First published in 2005 by Steidl
Softcover, OTA-bound 28.5 x 22 cm
221 pages
ISBN 3-86521-083-X
Sequencing and cover design by Padraig Timoney
For 25 years Tom Wood lived in New Brighton, just across the river Mersey from Liverpool. He became known locally as “photie man” because every day he was out on the streets with his camera. Most of the pictures collected together in this book were taken within 5 minutes walk from Wood’s home.
The work focuses on the inhabitants of the town and its regular visitors, from Liverpool day-trippers to clubbers who attended the Chelsea Reach nightspot. Wood’s images are a dazzling selection of cocky youths, friends, lovers, fathers, mothers and babies that provide insight into the area, its inhabitants and the rites of passage inherent in growing up.
“Tom Wood’s Photie Man (Steidl) is a mid-career collection that should help spread the word on this terrific but under-recognised British photographer. Working primarily on the street and in the pubs and clubs, Wood achieves an intimacy with his subject that’s at once rude and tender... no matter where he is Wood’s work always feels so loose, instinctive, and dead-on ...

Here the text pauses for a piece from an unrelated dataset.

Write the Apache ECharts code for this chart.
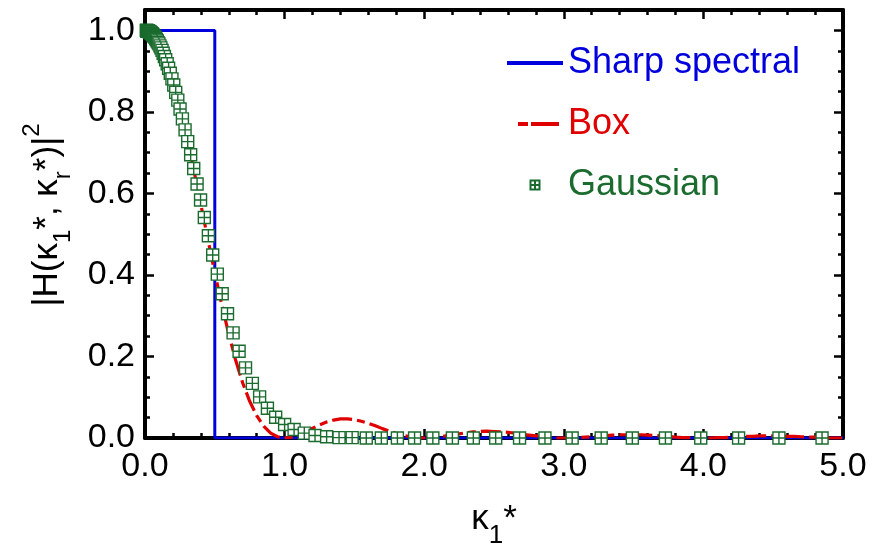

Vince Aletti, Photograph, July/August 2005
“Photieman displays the heart and soul required to do justice to a city (Liverpool)... Wood’s pictures both celebrate and undermine Scouser archetypes. Catching the pulse of the city at play, they breathe a powerful life and unerring humanity into stock urban clichés.”

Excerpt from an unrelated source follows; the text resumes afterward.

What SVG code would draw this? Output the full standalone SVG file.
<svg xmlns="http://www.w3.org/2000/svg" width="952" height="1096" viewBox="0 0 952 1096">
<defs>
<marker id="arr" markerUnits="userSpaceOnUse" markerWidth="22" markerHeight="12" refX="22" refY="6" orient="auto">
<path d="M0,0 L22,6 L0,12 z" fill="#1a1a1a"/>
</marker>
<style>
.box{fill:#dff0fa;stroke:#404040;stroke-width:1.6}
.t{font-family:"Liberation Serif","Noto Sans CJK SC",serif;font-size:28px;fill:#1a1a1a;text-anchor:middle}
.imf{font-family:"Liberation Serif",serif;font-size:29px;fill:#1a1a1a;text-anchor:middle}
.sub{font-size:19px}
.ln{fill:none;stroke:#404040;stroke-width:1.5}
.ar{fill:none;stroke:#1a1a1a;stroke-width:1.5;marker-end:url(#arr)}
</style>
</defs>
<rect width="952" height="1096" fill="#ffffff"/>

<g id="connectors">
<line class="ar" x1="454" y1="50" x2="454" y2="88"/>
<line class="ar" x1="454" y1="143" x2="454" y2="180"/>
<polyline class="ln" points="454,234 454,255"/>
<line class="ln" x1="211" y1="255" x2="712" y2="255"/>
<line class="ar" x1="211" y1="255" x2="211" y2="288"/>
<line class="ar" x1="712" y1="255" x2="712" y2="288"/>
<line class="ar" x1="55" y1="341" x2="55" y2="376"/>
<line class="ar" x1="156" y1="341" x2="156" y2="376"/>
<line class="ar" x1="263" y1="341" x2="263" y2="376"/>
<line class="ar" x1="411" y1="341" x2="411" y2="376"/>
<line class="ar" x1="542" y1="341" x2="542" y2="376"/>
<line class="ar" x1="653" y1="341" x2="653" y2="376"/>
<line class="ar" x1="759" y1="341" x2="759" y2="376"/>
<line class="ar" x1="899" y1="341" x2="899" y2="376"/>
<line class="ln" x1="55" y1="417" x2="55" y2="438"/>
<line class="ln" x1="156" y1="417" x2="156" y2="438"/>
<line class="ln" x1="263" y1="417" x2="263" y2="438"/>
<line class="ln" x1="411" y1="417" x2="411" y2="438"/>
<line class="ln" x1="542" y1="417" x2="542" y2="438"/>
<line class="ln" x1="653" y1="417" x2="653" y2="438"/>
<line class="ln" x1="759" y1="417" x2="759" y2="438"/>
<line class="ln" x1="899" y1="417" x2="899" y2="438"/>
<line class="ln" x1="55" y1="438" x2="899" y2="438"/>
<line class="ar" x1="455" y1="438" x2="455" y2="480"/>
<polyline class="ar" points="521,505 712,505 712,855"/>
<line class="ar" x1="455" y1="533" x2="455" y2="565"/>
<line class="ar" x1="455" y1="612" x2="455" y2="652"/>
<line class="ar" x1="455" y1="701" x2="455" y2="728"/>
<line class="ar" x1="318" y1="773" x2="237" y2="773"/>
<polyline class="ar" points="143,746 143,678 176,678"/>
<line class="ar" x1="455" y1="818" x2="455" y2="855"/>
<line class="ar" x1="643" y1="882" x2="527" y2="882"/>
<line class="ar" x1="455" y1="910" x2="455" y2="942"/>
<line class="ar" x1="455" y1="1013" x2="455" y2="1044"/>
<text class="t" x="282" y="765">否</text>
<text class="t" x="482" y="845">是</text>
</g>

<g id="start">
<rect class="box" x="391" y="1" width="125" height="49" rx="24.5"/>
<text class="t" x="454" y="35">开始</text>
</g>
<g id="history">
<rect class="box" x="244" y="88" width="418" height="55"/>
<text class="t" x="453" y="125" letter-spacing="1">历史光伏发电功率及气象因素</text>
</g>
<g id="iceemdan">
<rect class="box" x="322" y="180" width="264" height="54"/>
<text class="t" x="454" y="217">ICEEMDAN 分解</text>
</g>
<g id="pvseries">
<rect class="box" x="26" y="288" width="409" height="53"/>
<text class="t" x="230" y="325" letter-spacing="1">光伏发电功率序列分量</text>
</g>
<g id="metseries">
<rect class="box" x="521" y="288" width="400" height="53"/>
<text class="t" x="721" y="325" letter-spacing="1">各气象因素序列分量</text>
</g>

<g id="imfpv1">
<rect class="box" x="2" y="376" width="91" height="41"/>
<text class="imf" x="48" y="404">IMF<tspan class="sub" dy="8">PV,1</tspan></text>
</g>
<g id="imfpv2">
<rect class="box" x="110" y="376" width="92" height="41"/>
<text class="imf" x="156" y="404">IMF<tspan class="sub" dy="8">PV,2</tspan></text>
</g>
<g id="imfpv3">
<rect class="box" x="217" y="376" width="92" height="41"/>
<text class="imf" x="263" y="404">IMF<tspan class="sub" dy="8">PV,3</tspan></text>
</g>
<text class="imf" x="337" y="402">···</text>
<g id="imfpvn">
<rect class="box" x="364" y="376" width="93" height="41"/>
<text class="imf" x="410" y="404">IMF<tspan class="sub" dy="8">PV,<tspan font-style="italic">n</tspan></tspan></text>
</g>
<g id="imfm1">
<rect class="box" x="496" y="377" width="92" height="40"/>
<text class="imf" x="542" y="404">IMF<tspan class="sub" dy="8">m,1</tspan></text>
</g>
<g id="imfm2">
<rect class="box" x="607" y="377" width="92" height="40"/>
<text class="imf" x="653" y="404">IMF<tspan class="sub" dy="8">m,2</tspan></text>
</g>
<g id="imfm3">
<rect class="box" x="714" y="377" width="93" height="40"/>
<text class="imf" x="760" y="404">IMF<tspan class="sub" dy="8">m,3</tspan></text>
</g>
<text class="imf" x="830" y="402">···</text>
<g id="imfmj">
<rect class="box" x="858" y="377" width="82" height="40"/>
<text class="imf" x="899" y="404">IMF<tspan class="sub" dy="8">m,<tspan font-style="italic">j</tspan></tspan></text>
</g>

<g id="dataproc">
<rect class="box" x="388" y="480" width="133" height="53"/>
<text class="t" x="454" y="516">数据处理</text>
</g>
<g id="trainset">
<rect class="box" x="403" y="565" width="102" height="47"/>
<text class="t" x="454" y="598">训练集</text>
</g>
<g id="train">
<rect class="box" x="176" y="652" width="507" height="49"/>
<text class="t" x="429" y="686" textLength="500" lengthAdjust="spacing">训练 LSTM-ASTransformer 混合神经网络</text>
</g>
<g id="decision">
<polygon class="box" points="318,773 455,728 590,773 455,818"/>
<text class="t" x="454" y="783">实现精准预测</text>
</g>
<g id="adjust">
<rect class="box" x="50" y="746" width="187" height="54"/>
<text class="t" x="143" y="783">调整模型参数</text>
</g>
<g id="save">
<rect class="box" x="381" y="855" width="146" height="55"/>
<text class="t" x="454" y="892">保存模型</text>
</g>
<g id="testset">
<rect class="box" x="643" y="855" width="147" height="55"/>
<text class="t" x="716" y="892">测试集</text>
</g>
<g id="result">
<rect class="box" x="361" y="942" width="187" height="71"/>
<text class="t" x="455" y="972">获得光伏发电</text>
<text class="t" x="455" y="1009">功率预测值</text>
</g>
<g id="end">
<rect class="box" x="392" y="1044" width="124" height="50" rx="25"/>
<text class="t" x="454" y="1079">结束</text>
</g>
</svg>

Irvine Welsh, Sunday Telegraph Magazine, London 15/5/2005
“I have followed his work over the years and I’m not surprised at the international reputation he is gaining. But what seems to me more important than this, is his capacity to enter, as an artist, into the profound, popular, often inarticulate but deeply human life of the people in the place he chooses to work in. He has ‘protected’ a Merseyside that is now eloquent and forever unloseable!”